Charts and diagrams as code
Start
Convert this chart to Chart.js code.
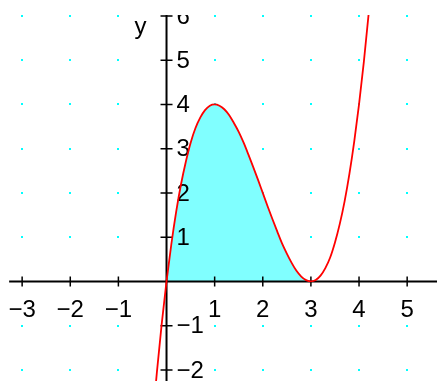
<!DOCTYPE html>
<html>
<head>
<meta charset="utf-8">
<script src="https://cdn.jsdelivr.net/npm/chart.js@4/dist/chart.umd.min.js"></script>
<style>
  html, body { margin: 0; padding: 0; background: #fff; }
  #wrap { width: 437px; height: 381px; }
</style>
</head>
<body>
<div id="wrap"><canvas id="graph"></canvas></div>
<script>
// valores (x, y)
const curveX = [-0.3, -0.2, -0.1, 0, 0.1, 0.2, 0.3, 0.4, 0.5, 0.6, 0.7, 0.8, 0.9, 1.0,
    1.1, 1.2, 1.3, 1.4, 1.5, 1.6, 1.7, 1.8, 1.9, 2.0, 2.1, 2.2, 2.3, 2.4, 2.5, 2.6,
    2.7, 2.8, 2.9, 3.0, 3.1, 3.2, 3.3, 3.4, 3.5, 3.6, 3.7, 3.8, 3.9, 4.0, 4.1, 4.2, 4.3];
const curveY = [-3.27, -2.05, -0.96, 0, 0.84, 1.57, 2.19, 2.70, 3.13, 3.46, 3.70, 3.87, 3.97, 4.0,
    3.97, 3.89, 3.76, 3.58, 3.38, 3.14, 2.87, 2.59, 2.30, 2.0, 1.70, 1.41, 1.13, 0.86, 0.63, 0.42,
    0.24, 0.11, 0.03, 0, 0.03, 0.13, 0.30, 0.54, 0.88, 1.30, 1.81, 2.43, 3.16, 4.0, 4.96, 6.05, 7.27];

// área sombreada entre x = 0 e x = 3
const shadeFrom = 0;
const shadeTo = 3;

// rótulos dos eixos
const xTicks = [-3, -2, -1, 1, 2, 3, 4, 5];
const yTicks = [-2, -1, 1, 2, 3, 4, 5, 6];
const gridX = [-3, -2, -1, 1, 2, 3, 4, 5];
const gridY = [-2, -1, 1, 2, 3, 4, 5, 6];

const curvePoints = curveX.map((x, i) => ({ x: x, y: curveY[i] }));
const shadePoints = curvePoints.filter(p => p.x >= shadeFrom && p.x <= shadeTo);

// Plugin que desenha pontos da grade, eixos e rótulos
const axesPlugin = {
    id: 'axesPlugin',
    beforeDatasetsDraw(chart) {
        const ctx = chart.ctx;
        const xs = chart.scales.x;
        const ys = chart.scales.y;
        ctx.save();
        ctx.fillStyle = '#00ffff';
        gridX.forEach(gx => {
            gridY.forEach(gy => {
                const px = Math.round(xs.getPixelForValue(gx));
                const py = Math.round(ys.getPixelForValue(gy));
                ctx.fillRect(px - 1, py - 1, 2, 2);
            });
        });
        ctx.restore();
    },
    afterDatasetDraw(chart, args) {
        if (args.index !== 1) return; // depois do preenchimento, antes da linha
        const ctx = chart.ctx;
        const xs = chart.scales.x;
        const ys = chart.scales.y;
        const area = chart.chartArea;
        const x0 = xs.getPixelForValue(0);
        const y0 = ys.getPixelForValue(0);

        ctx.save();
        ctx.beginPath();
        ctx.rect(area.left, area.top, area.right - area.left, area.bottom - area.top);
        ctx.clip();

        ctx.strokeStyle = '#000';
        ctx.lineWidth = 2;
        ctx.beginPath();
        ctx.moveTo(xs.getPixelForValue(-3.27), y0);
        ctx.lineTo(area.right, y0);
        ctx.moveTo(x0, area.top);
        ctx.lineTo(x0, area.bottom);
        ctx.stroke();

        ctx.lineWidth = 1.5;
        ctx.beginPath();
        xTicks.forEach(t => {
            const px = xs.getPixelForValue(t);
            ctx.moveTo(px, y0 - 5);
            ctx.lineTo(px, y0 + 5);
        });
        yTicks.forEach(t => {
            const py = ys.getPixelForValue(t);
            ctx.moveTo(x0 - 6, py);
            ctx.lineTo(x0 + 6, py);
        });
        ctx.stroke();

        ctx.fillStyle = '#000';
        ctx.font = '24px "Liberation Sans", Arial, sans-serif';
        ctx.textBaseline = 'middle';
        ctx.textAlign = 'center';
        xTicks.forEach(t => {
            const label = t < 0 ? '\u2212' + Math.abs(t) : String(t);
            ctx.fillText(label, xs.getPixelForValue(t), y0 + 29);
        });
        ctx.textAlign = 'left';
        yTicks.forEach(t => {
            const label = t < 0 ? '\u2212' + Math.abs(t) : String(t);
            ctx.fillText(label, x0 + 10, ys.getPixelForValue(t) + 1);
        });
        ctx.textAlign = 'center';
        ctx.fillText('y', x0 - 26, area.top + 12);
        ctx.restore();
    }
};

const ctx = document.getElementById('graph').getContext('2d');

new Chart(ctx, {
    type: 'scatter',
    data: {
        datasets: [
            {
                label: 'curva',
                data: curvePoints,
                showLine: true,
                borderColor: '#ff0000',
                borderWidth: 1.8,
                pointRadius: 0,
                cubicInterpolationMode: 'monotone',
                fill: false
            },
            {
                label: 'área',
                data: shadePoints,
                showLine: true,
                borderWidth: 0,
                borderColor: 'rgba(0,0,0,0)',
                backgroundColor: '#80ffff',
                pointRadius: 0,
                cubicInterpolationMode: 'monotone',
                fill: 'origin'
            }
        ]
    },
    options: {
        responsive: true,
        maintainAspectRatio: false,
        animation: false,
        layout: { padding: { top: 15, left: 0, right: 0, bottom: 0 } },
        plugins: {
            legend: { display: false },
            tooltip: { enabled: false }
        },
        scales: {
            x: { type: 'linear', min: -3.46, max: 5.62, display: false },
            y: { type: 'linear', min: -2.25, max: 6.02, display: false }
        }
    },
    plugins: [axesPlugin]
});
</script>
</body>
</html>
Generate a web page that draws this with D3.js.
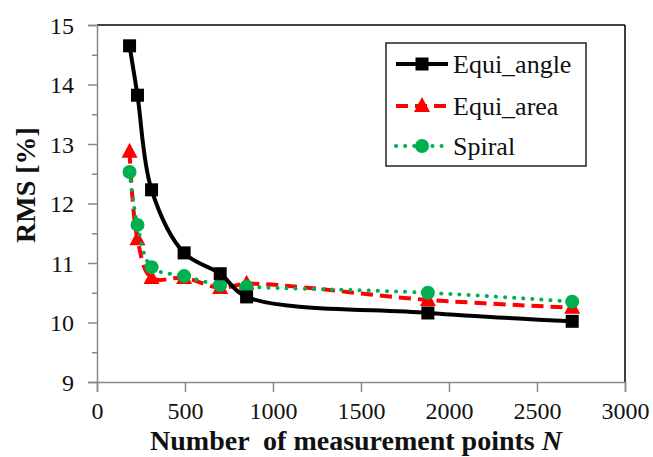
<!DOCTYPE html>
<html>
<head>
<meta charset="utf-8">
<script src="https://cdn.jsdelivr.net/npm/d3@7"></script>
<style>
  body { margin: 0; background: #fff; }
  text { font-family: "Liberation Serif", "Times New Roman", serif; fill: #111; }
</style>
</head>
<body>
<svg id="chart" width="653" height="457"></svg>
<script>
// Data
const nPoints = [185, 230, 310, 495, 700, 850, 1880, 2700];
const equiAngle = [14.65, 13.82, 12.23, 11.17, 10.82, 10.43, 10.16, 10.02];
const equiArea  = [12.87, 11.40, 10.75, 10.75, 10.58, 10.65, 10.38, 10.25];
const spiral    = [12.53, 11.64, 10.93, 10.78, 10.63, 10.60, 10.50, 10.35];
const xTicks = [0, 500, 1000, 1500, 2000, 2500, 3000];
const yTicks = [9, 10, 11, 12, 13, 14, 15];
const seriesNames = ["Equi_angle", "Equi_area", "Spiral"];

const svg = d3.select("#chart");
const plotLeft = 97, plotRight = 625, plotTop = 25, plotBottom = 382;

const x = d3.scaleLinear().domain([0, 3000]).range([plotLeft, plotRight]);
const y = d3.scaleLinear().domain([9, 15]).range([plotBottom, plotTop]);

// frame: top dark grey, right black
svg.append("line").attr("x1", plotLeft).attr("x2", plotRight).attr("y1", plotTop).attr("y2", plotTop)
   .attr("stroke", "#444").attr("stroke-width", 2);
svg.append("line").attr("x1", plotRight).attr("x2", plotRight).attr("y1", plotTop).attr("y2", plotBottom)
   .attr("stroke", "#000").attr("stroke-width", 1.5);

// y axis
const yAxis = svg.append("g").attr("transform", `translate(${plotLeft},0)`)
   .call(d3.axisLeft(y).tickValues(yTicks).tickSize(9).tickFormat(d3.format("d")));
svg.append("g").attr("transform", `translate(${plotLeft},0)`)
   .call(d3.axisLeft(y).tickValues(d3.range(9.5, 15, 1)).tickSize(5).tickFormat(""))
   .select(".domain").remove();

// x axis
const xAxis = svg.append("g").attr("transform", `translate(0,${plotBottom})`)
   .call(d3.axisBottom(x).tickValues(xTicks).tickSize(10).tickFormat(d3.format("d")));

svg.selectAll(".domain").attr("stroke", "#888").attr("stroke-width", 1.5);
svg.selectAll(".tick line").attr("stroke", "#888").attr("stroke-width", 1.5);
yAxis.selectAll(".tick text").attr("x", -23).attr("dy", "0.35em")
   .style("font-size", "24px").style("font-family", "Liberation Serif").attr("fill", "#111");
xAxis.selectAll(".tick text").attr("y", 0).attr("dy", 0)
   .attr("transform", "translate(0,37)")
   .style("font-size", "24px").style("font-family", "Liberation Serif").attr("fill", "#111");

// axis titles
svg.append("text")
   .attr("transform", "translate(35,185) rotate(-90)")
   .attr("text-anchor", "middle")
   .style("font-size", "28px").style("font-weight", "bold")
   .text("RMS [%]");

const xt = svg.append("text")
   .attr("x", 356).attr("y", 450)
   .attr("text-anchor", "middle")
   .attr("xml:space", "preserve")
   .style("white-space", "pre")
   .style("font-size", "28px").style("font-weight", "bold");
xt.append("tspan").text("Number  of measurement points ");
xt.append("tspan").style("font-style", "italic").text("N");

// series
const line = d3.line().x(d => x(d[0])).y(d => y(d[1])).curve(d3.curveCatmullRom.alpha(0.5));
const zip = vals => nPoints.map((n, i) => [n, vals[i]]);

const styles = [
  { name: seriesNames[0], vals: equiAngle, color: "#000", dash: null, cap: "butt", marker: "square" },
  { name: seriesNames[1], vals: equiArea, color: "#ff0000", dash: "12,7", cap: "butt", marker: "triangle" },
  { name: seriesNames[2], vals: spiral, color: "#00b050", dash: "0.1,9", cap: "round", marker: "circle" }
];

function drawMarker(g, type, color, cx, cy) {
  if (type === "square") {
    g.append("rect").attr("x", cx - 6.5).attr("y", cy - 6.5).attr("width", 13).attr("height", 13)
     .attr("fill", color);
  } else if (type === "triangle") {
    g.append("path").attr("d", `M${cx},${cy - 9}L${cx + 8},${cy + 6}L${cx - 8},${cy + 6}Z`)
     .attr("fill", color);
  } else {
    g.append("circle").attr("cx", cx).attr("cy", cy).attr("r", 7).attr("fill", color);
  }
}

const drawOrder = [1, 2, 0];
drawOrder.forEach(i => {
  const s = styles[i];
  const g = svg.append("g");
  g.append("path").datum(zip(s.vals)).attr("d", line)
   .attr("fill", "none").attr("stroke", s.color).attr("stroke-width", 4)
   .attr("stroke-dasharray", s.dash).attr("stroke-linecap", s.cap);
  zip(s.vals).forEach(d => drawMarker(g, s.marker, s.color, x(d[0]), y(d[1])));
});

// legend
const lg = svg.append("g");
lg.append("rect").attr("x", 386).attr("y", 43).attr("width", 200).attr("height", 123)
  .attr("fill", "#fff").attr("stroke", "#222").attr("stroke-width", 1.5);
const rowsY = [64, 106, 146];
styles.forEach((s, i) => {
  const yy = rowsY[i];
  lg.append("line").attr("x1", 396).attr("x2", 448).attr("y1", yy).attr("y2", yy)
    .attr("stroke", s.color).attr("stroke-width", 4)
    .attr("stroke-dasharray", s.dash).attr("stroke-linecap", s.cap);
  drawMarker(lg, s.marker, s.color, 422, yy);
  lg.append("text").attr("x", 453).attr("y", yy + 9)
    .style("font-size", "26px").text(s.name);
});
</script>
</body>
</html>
End
## Exercise details
What's needed is an exact copy of the lines above from the one with "Generate a web" through the one with "const plotLeft = 97, plotRight", both included; the pictures stay out.

## Reply to the task
Generate a web page that draws this with D3.js.
<!DOCTYPE html>
<html>
<head>
<meta charset="utf-8">
<script src="https://cdn.jsdelivr.net/npm/d3@7"></script>
<style>
  body { margin: 0; background: #fff; }
  text { font-family: "Liberation Serif", "Times New Roman", serif; fill: #111; }
</style>
</head>
<body>
<svg id="chart" width="653" height="457"></svg>
<script>
// Data
const nPoints = [185, 230, 310, 495, 700, 850, 1880, 2700];
const equiAngle = [14.65, 13.82, 12.23, 11.17, 10.82, 10.43, 10.16, 10.02];
const equiArea  = [12.87, 11.40, 10.75, 10.75, 10.58, 10.65, 10.38, 10.25];
const spiral    = [12.53, 11.64, 10.93, 10.78, 10.63, 10.60, 10.50, 10.35];
const xTicks = [0, 500, 1000, 1500, 2000, 2500, 3000];
const yTicks = [9, 10, 11, 12, 13, 14, 15];
const seriesNames = ["Equi_angle", "Equi_area", "Spiral"];

const svg = d3.select("#chart");
const plotLeft = 97, plotRight = 625, plotTop = 25, plotBottom = 382;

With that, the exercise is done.